Wednesday, January 07, 2009
A belated happy new year to all mega-uber value readers. Still trying to locate my brain through a jet-lag fog, but normal posting should resume soon. I'll spare you the typical "2009 predictions" post, because my view is that all bets are off for this year, apart from rising corporate defaults and human misery, which are dead certs. Working through a mountain of email today, I came across a couple of items on companies near the top of Santa's naughty list in 2008, so I will content myself with these for now:
According to this article, Phorm (a company which has succeeded in inspiring a jaw-droppingly unique level of negative press and public disdain) is apparently considering financial incentives to secure user acceptance.
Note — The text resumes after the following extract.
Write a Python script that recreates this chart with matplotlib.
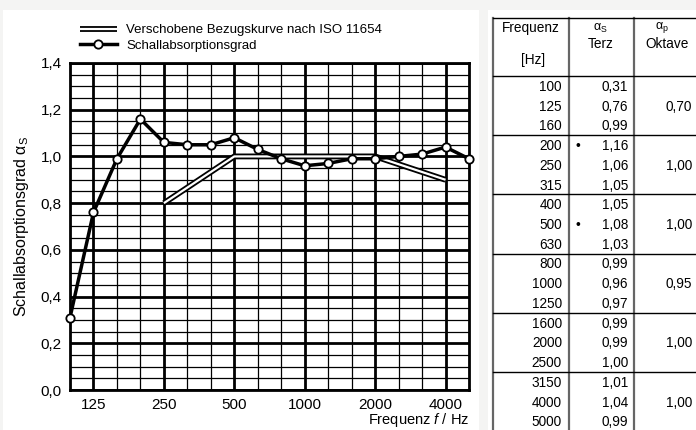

I wrote something recently wherein I speculated that this might be one approach, but one which is at odds with the company's business model, which is based on share of incremental ad revenue with ISP and channel partners. I'm not sure I really understand what's going on here, if anything. I think a company like Phorm really only has one incentive to attract users, and that is the promise of greater relevance in ad content, though I think consumers are far from comfortable with this proposition at present. Perhaps advertising fatigue has not reached the critical level yet.
Elsewhere, Sandvine, the people who brought you the great Comcast Controversy, have started off the year with six major customer wins, though I'm not really sure what constitutes a "tier 1" DSL operator in Japan, where DSL is in terminal decline. If anyone has any ideas about who the European mystery company is, please let me know.
Finally, I've been commissioned to write a report for a major international organization, on the topic of broadband's role in stimulating and enabling innovation. This is a very broad remit, and I have lots of ideas, but I'd be very interested to hear yours, no matter how unusual.